A DAD'S LIFE:The birth of a child brings new possibilities for your life, writes ADAM BROPHY
PARENTING OFFERS many benefits. For the majority of us, it happens at a time when we’re not making many new friends. We’ve finished school or college, settled in a job, seeing the same old faces for years on a Saturday night. We’re wondering how to shake it up a little, then along comes baby and a whole new world opens up.
There is also the benefit of the children themselves. They’re nice to have around. They remind us that no matter how badly we’ve messed up, we can always land our unfulfilled hopes and dreams on their shoulders. In the circle of disappointed life, your children make the slide into melancholia bearable. And we should be thankful to them for that.
But far more important is who they can introduce you to. From the moment they’re born, they’re opening doors. You’ve got, for example, the couple you met in the maternity ward. What stronger bond to forge a new friendship with than the fact that your children were born on the same day? You can hang stories on that for years to come. Include some delivery room gore and staff shortage crisis event and you have a “shared experience” buddy story to take you through to retirement.
Once out in the world all you’ve got to do is stick that newborn in a buggy and head to the park to see how hugely your social sphere is about to be affected. Where once you skipped by playgrounds before someone whipped out their mobile to report the shifty geezer, you now come to realise that the swings and slides are not just the kids’ play area. For the foreseeable future, they’re yours too.
Playground bonding is vital. Finding people at the exact same stage as you in the baby rearing process can be lifesaving. Discovering other people experience primal breakdowns following days and weeks of sleep deprivation too can ease guilt. Finding other parents who turn to MTV as a kaleidoscopic distraction for their toddler provides a solid bedrock of shared values for a future relationship. These people will always have kids the same age as yours. They may turn out to be a lifelong support, as you could be to them. Embrace the playground opportunity.
Where other parent “new” friend opportunities come into their own, however, is when you hit school. Stepping into the yard for the first time can be a hurdle for many nippers, as it can for first-time parents. Where they have their little comrades to help them along, and a doting, soothing junior infants teacher to quell their worries, you have to swagger into that playground with an air of assured parental wisdom. A swagger you surely don’t possess but, as Louis Walsh might say: “You have to own it.” It being the playground, of course.
At drop-off and pick-up times you’ll make new buds. Some will slide away as the realisation hits that, even though you do have kids in the same class, you are oil to their water. But others will keep and as that bond develops you’ll grow to look forward to the schoolyard, the bit of banter, a little slagging, a shared appreciation for the hot mums. You roll in there, and in a somewhat reviving way, it rolls back the years. The schoolyard keeps you young.
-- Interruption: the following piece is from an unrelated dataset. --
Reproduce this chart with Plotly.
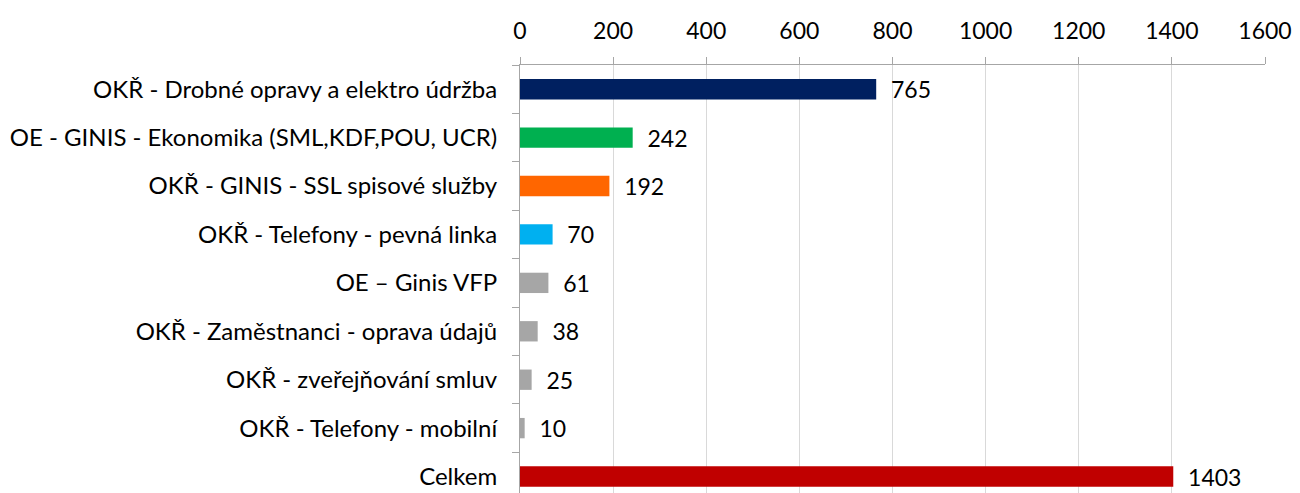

The schoolyard also reminds you of a crucial factor in parenting circles: no two people parent the exact same. We are all special little snowflake parents. Just when you think you’ve got someone pigeon-holed down to the nth degree they’ll shock you with a particular opinion on education or discipline and you’ll have to re-evaluate your whole world view. Pacifists become fascists and militants prove themselves daddy softies.
This is what makes the fellow parent friendship so good. It slips and twists like mercury. Unlike the friendship founded in the college bar or the workplace, you’re never quite sure where you stand in this one. Even though we can receive fantastic support from parenting friends, you can be sure some aspect of the way you raise your children will shock them, some aspect that you’ve probably given zero consideration to. And you will find something equally mind-boggling in their approach.
This works. It works because you get to meet good people. It works because you realise that other people’s approaches often directly contradict yours and their kids still grow up to be joyful, vivacious, wonderful creatures. It works because you see that your chosen path may not be that important after all. As long as you can still hang out, and not be too hard on yourself.